Records
########################################

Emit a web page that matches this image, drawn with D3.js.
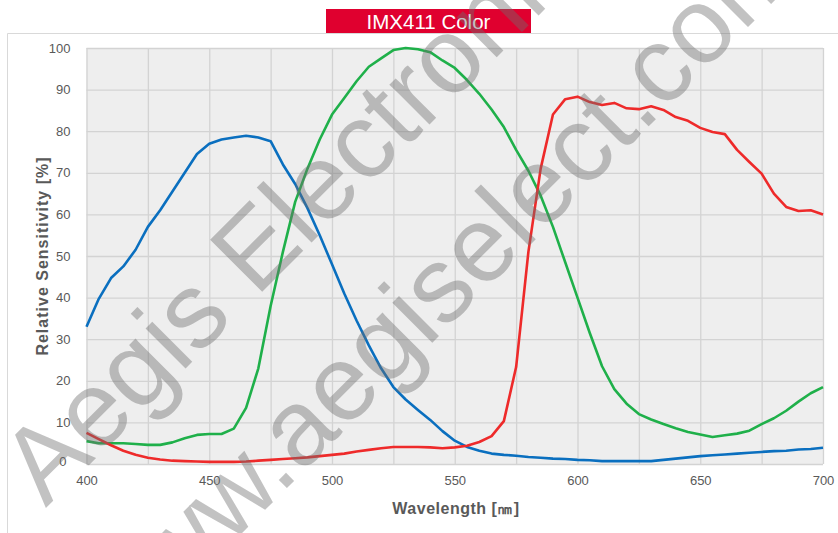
<!DOCTYPE html>
<html>
<head>
<meta charset="utf-8">
<script src="https://cdn.jsdelivr.net/npm/d3@7"></script>
<style>
  body { margin: 0; background: #fff; }
  svg { font-family: "Liberation Sans", Arial, sans-serif; }
</style>
</head>
<body>
<script>
// data, 5 nm steps
const wavelengths = d3.range(400, 701, 5);
const blue = [33, 39.7, 44.7, 47.5, 51.5, 57, 61, 65.5, 70, 74.5, 77, 78, 78.5, 78.9, 78.5, 77.6,
  72, 67.3, 61.5, 55, 48, 41, 34.5, 28.5, 23, 18.5, 15.5, 13, 10.6, 7.9, 5.6, 4.1, 3.2, 2.5, 2.2,
  2.0, 1.7, 1.5, 1.3, 1.2, 1.0, 0.9, 0.7, 0.7, 0.7, 0.7, 0.7, 1.0, 1.3, 1.6, 1.9, 2.1, 2.3, 2.5,
  2.7, 2.9, 3.1, 3.2, 3.5, 3.6, 3.9];
const green = [5.5, 5.0, 5.0, 5.0, 4.8, 4.6, 4.6, 5.2, 6.2, 7.0, 7.2, 7.2, 8.5, 13.5, 23, 38, 51,
  63, 71, 78, 84, 88, 92, 95.5, 97.5, 99.5, 100, 99.7, 99, 97, 95.2, 92.3, 89, 85.2, 81, 75.5,
  70.5, 64.5, 57, 48.5, 40, 31.5, 23.5, 18, 14.5, 12, 10.7, 9.6, 8.6, 7.7, 7.1, 6.5, 6.9, 7.3,
  8, 9.6, 11, 12.8, 15, 17, 18.5];
const red = [7.5, 6, 4.5, 3.2, 2.2, 1.5, 1.1, 0.8, 0.7, 0.6, 0.5, 0.5, 0.5, 0.6, 0.8, 1.0, 1.2,
  1.4, 1.6, 1.9, 2.2, 2.5, 3.0, 3.4, 3.8, 4.1, 4.1, 4.1, 4.0, 3.8, 4.0, 4.4, 5.3, 6.7, 10.3,
  23.3, 51, 71, 84, 87.7, 88.3, 87, 86.3, 86.8, 85.5, 85.3, 86, 85.1, 83.4, 82.5, 80.8, 79.8,
  79.3, 75.5, 72.6, 69.8, 65, 61.8, 60.8, 61, 60];
const xTicks = [400, 450, 500, 550, 600, 650, 700];
const yTicks = [0, 10, 20, 30, 40, 50, 60, 70, 80, 90, 100];

const w = 838;
const h = 533;
const pLeft = 86.5, pRight = 823, pTop = 48, pBottom = 464;

let svg = d3.select("body")
            .append("svg")
            .attr("width", w)
            .attr("height", h);

// outer frame
svg.append("path")
   .attr("d", "M7.5," + (h + 5) + "V33.5H" + (w + 5))
   .attr("fill", "none")
   .attr("stroke", "#d9d9d9");

// title box
svg.append("rect")
   .attr("x", 326).attr("y", 9)
   .attr("width", 205).attr("height", 24)
   .attr("fill", "#e0002f");
svg.append("text")
   .attr("x", 428.5).attr("y", 28.5)
   .attr("text-anchor", "middle")
   .attr("fill", "#fff")
   .style("font-size", "20.5px")
   .text("IMX411 Color");

let x = d3.scaleLinear().domain([400, 700]).range([pLeft, pRight]);
let y = d3.scaleLinear().domain([0, 100]).range([pBottom, pTop]);

svg.append("rect")
   .attr("x", pLeft).attr("y", pTop)
   .attr("width", pRight - pLeft).attr("height", pBottom - pTop)
   .attr("fill", "#eeeeee");

// grid
svg.append("g")
   .attr("transform", "translate(0," + pBottom + ")")
   .call(d3.axisBottom(x).tickValues(d3.range(400, 701, 25)).tickSize(-(pBottom - pTop)).tickFormat(""))
   .call(g => g.select(".domain").remove())
   .call(g => g.selectAll("line").attr("stroke", "#d3d3d3").attr("stroke-width", 1.3));
svg.append("g")
   .attr("transform", "translate(" + pLeft + ",0)")
   .call(d3.axisLeft(y).tickValues(yTicks).tickSize(-(pRight - pLeft)).tickFormat(""))
   .call(g => g.select(".domain").remove())
   .call(g => g.selectAll("line").attr("stroke", "#d3d3d3").attr("stroke-width", 1.3));

// tick labels
svg.append("g")
   .attr("transform", "translate(0," + pBottom + ")")
   .call(d3.axisBottom(x).tickValues(xTicks).tickSize(0).tickPadding(12))
   .call(g => g.select(".domain").remove())
   .call(g => g.selectAll("text").attr("fill", "#595959").style("font-size", "13px").attr("font-family", null));
svg.append("g")
   .attr("transform", "translate(" + pLeft + ",0)")
   .call(d3.axisLeft(y).tickValues(yTicks).tickSize(0).tickPadding(16))
   .call(g => g.select(".domain").remove())
   .call(g => g.selectAll("text").attr("fill", "#595959").style("font-size", "13px").attr("font-family", null))
   .call(g => g.selectAll(".tick").filter(d => d === 0).select("text").attr("dy", "0.1em").attr("dx", -4));

// axis titles
svg.append("text")
   .attr("transform", "translate(48," + 256 + ") rotate(-90)")
   .attr("text-anchor", "middle")
   .attr("fill", "#595959")
   .style("font-size", "16px")
   .style("font-weight", "bold")
   .style("letter-spacing", "1px")
   .text("Relative Sensitivity [%]");
svg.append("text")
   .attr("x", 456).attr("y", 514)
   .attr("text-anchor", "middle")
   .attr("fill", "#595959")
   .style("font-size", "16px")
   .style("font-weight", "bold")
   .style("letter-spacing", "0.5px")
   .text("Wavelength [㎚]");

// curves
let line = d3.line()
             .x((d, i) => x(wavelengths[i]))
             .y(d => y(d));
let series = [
  { values: blue, color: "#0a6fbf" },
  { values: green, color: "#1fb04a" },
  { values: red, color: "#ee2a2a" }
];
svg.selectAll(".curve")
   .data(series)
   .enter()
   .append("path")
   .attr("class", "curve")
   .attr("d", d => line(d.values))
   .attr("fill", "none")
   .attr("stroke", d => d.color)
   .attr("stroke-width", 2.6)
   .attr("stroke-linejoin", "round");

// watermark
let marks = [
  { text: "Aegis Electronic", cx: 317, cy: 237 },
  { text: "www.aegiselect.com", cx: 463, cy: 312 }
];
svg.selectAll(".wm")
   .data(marks)
   .enter()
   .append("text")
   .attr("class", "wm")
   .attr("transform", d => "translate(" + d.cx + "," + d.cy + ") rotate(-45)")
   .attr("text-anchor", "middle")
   .attr("fill", "#6e6e6e")
   .attr("fill-opacity", 0.42)
   .style("font-size", "107px")
   .text(d => d.text);
</script>
</body>
</html>
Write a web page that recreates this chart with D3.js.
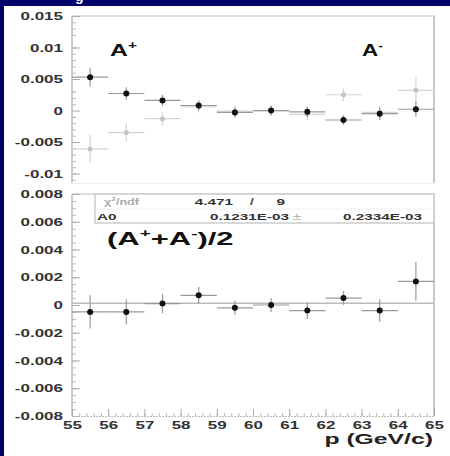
<!DOCTYPE html>
<html><head><meta charset="utf-8">
<script src="https://cdn.jsdelivr.net/npm/d3@7"></script>
<style>html,body{margin:0;padding:0;background:#00006a;overflow:hidden} svg{display:block}</style>
</head><body><svg id="c" width="450" height="456"></svg>
<script>
// ---------- data ----------
const binCenters = [55.5, 56.5, 57.5, 58.5, 59.5, 60.5, 61.5, 62.5, 63.5, 64.5];
const binHalfWidth = 0.5;
const aPlus     = [0.0053, 0.0027, 0.0016, 0.0008, -0.0003, 0.0000, -0.0002, -0.0015, -0.0005, 0.0002];
const aPlusErr  = [0.0015, 0.0010, 0.0009, 0.0008, 0.0008, 0.0008, 0.0008, 0.0008, 0.0010, 0.0012];
const aMinus    = [-0.0061, -0.0035, -0.0013, 0.0006, -0.0001, 0.0000, -0.0006, 0.0025, -0.0003, 0.0032];
const aMinusErr = [0.0022, 0.0015, 0.0011, 0.0009, 0.0008, 0.0008, 0.0009, 0.0010, 0.0011, 0.0022];
const avgA      = [-0.0005, -0.0005, 0.0001, 0.0007, -0.0002, 0.0000, -0.0004, 0.0005, -0.0004, 0.0017];
const avgAErr   = [0.0012, 0.0009, 0.0007, 0.0006, 0.0005, 0.0005, 0.0006, 0.0005, 0.0008, 0.0014];
const xTicks = [55, 56, 57, 58, 59, 60, 61, 62, 63, 64, 65];
const topYTicks = [-0.01, -0.005, 0, 0.005, 0.01, 0.015];
const topYTickLabels = ["-0.01", "-0.005", "0", "0.005", "0.01", "0.015"];
const botYTicks = [-0.008, -0.006, -0.004, -0.002, 0, 0.002, 0.004, 0.006, 0.008];
const botYTickLabels = ["-0.008", "-0.006", "-0.004", "-0.002", "0", "0.002", "0.004", "0.006", "0.008"];
const fitChi2 = "4.471", fitNdf = "9";
const fitA0 = 0.0001231, fitA0Label = "0.1231E-03", fitA0ErrLabel = "0.2334E-03";
const xTitle = "p (GeV/c)";

// ---------- layout ----------
const svg = d3.select("#c");
const SX = 1.7; // horizontal stretch of the original picture's text
const FONT = "'Liberation Sans', Arial, sans-serif";
svg.append("rect").attr("x", 4).attr("y", 6).attr("width", 446).attr("height", 450).attr("fill", "#fff");
svg.append("text").attr("x", 75).attr("y", 1).attr("fill", "#fff").attr("font-family", FONT)
   .attr("font-weight", "bold").attr("font-size", 14).text("g");

const x = d3.scaleLinear().domain([55, 65]).range([72, 434]);
const yTop = d3.scaleLinear().domain([-0.0115, 0.015]).range([183, 16]);
const yBot = d3.scaleLinear().domain([-0.008, 0.008]).range([416, 194]);

function label(g, px, py, txt, size, anchor, color, sx) {
  const t = g.append("text")
    .attr("transform", `translate(${px},${py}) scale(${sx || SX},1)`)
    .attr("text-anchor", anchor || "start")
    .attr("font-family", FONT).attr("font-weight", "bold")
    .attr("font-size", size).attr("fill", color || "#222");
  if (typeof txt === "string") t.text(txt);
  else txt.forEach(p => t.append("tspan").attr("font-size", p.s || size)
      .attr("dy", p.dy || 0).text(p.t));
  return t;
}

// frames
function frame(yS, top, bottom) {
  svg.append("line").attr("x1", 72).attr("x2", 435).attr("y1", top).attr("y2", top)
     .attr("stroke", "#ddd").attr("stroke-width", 2);
  svg.append("line").attr("x1", 434).attr("x2", 434).attr("y1", top).attr("y2", bottom)
     .attr("stroke", "#c8c8c8").attr("stroke-width", 2);
}
frame(yTop, 16, 183);
frame(yBot, 194, 416);
svg.append("line").attr("x1", 72).attr("x2", 434).attr("y1", 183.5).attr("y2", 183.5)
   .attr("stroke", "#eee").attr("stroke-width", 1);

// y axes
function yAxis(scale, ticks, labels, minorStep, top, bottom) {
  const g = svg.append("g").attr("transform", "translate(72,0)");
  const minors = d3.range(scale.domain()[0], scale.domain()[1] + 1e-9, minorStep)
    .map(v => Math.round(v / minorStep) * minorStep);
  g.call(d3.axisRight(scale).tickValues(minors).tickSize(4).tickFormat(""));
  g.selectAll(".tick line").attr("stroke", "#bbb");
  const g2 = svg.append("g").attr("transform", "translate(72,0)");
  g2.call(d3.axisRight(scale).tickValues(ticks).tickSize(8)
     .tickFormat((d, i) => labels[i]));
  g2.selectAll(".tick line").attr("stroke", "#aaa");
  g2.selectAll(".tick text")
    .attr("text-anchor", "end").attr("x", -9 / SX).attr("dy", "0.35em")
    .attr("transform", `scale(${SX},1)`)
    .attr("font-family", FONT).attr("font-weight", "bold").attr("font-size", 10).attr("fill", "#333");
  g.select(".domain").remove();
  g2.select(".domain").remove();
  svg.append("line").attr("x1", 72).attr("x2", 72).attr("y1", top).attr("y2", bottom)
     .attr("stroke", "#bbb").attr("stroke-width", 1.5);
}
yAxis(yTop, topYTicks, topYTickLabels, 0.001, 16, 183);
yAxis(yBot, botYTicks, botYTickLabels, 0.0005, 194, 416);

// x axis (bottom panel)
const gxm = svg.append("g").attr("transform", "translate(0,416)");
gxm.call(d3.axisTop(x).tickValues(d3.range(55, 65.001, 0.2)).tickSize(3).tickFormat(""));
gxm.selectAll(".tick line").attr("stroke", "#bbb");
gxm.select(".domain").attr("stroke", "#bbb").attr("stroke-dasharray", "2,1");
const gx = svg.append("g").attr("transform", "translate(0,416)");
gx.call(d3.axisTop(x).tickValues(xTicks).tickSize(7).tickFormat(d3.format("d")));
gx.select(".domain").remove();
gx.selectAll(".tick line").attr("stroke", "#aaa");
gx.selectAll(".tick text").attr("y", 13).attr("dy", 0)
  .attr("transform", `scale(${SX},1)`).attr("x", 0)
  .attr("font-family", FONT).attr("font-weight", "bold").attr("font-size", 10).attr("fill", "#333");
// keep label centres at tick positions despite scaling
gx.selectAll(".tick text").attr("text-anchor", "middle");
label(svg, 433, 444, xTitle, 15, "end", "#222", 1.65);

// data points
function points(yS, vals, errs, markerColor, barColor, r) {
  const g = svg.append("g");
  binCenters.forEach((c, i) => {
    g.append("line").attr("x1", x(c - binHalfWidth)).attr("x2", x(c + binHalfWidth))
     .attr("y1", yS(vals[i])).attr("y2", yS(vals[i])).attr("stroke", barColor).attr("stroke-width", 1.2);
    g.append("line").attr("x1", x(c)).attr("x2", x(c))
     .attr("y1", yS(vals[i] - errs[i])).attr("y2", yS(vals[i] + errs[i]))
     .attr("stroke", barColor).attr("stroke-width", 1.2);
    g.append("circle").attr("cx", x(c)).attr("cy", yS(vals[i])).attr("r", r).attr("fill", markerColor);
  });
}
points(yTop, aMinus, aMinusErr, "#c4c4c4", "#d4d4d4", 2.5);
points(yTop, aPlus, aPlusErr, "#111", "#999", 3);

// fit line bottom
svg.append("line").attr("x1", 72).attr("x2", 434).attr("y1", yBot(fitA0)).attr("y2", yBot(fitA0))
   .attr("stroke", "#bbb").attr("stroke-width", 1.5);
points(yBot, avgA, avgAErr, "#111", "#999", 3);

// labels
label(svg, 110, 56, [{t: "A"}, {t: "+", s: 10, dy: -7}], 16, "start", "#111", 1.55);
label(svg, 362, 56, [{t: "A"}, {t: "-", s: 10, dy: -7}], 16, "start", "#111", 1.4);
label(svg, 107, 245, [{t: "(A"}, {t: "+", s: 11, dy: -8}, {t: "+A", dy: 8}, {t: "-", s: 11, dy: -8}, {t: ")/2", dy: 8}], 18, "start", "#111", 1.72);

// stats box
svg.append("rect").attr("x", 95).attr("y", 194).attr("width", 339).attr("height", 29)
   .attr("fill", "#fff").attr("stroke", "#ccc").attr("stroke-width", 1.5);
svg.append("line").attr("x1", 95).attr("x2", 434).attr("y1", 209).attr("y2", 209)
   .attr("stroke", "#f0f0f0").attr("stroke-width", 1);
label(svg, 104, 205, [{t: "χ"}, {t: "2", s: 6, dy: -4}, {t: "/ndf", dy: 4}], 9, "start", "#aaa", 1.4);
label(svg, 233, 205, fitChi2, 9, "end", "#333");
label(svg, 252, 205, "/", 9, "middle", "#555");
label(svg, 285, 205, fitNdf, 9, "end", "#333");
label(svg, 97, 220, "A0", 9, "start", "#333");
label(svg, 289, 220, fitA0Label, 9, "end", "#333");
label(svg, 297, 220, "±", 9, "middle", "#bbb");
label(svg, 422, 220, fitA0ErrLabel, 9, "end", "#333");
</script></body></html>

########################################

*TASK DIRECTIONS*: Take the material above from its first line through the line holding "80, 90, 100];" and set it down exactly, without the pictures.

*SOLVED EXERCISE*:
Emit a web page that matches this image, drawn with D3.js.
<!DOCTYPE html>
<html>
<head>
<meta charset="utf-8">
<script src="https://cdn.jsdelivr.net/npm/d3@7"></script>
<style>
  body { margin: 0; background: #fff; }
  svg { font-family: "Liberation Sans", Arial, sans-serif; }
</style>
</head>
<body>
<script>
// data, 5 nm steps
const wavelengths = d3.range(400, 701, 5);
const blue = [33, 39.7, 44.7, 47.5, 51.5, 57, 61, 65.5, 70, 74.5, 77, 78, 78.5, 78.9, 78.5, 77.6,
  72, 67.3, 61.5, 55, 48, 41, 34.5, 28.5, 23, 18.5, 15.5, 13, 10.6, 7.9, 5.6, 4.1, 3.2, 2.5, 2.2,
  2.0, 1.7, 1.5, 1.3, 1.2, 1.0, 0.9, 0.7, 0.7, 0.7, 0.7, 0.7, 1.0, 1.3, 1.6, 1.9, 2.1, 2.3, 2.5,
  2.7, 2.9, 3.1, 3.2, 3.5, 3.6, 3.9];
const green = [5.5, 5.0, 5.0, 5.0, 4.8, 4.6, 4.6, 5.2, 6.2, 7.0, 7.2, 7.2, 8.5, 13.5, 23, 38, 51,
  63, 71, 78, 84, 88, 92, 95.5, 97.5, 99.5, 100, 99.7, 99, 97, 95.2, 92.3, 89, 85.2, 81, 75.5,
  70.5, 64.5, 57, 48.5, 40, 31.5, 23.5, 18, 14.5, 12, 10.7, 9.6, 8.6, 7.7, 7.1, 6.5, 6.9, 7.3,
  8, 9.6, 11, 12.8, 15, 17, 18.5];
const red = [7.5, 6, 4.5, 3.2, 2.2, 1.5, 1.1, 0.8, 0.7, 0.6, 0.5, 0.5, 0.5, 0.6, 0.8, 1.0, 1.2,
  1.4, 1.6, 1.9, 2.2, 2.5, 3.0, 3.4, 3.8, 4.1, 4.1, 4.1, 4.0, 3.8, 4.0, 4.4, 5.3, 6.7, 10.3,
  23.3, 51, 71, 84, 87.7, 88.3, 87, 86.3, 86.8, 85.5, 85.3, 86, 85.1, 83.4, 82.5, 80.8, 79.8,
  79.3, 75.5, 72.6, 69.8, 65, 61.8, 60.8, 61, 60];
const xTicks = [400, 450, 500, 550, 600, 650, 700];
const yTicks = [0, 10, 20, 30, 40, 50, 60, 70, 80, 90, 100];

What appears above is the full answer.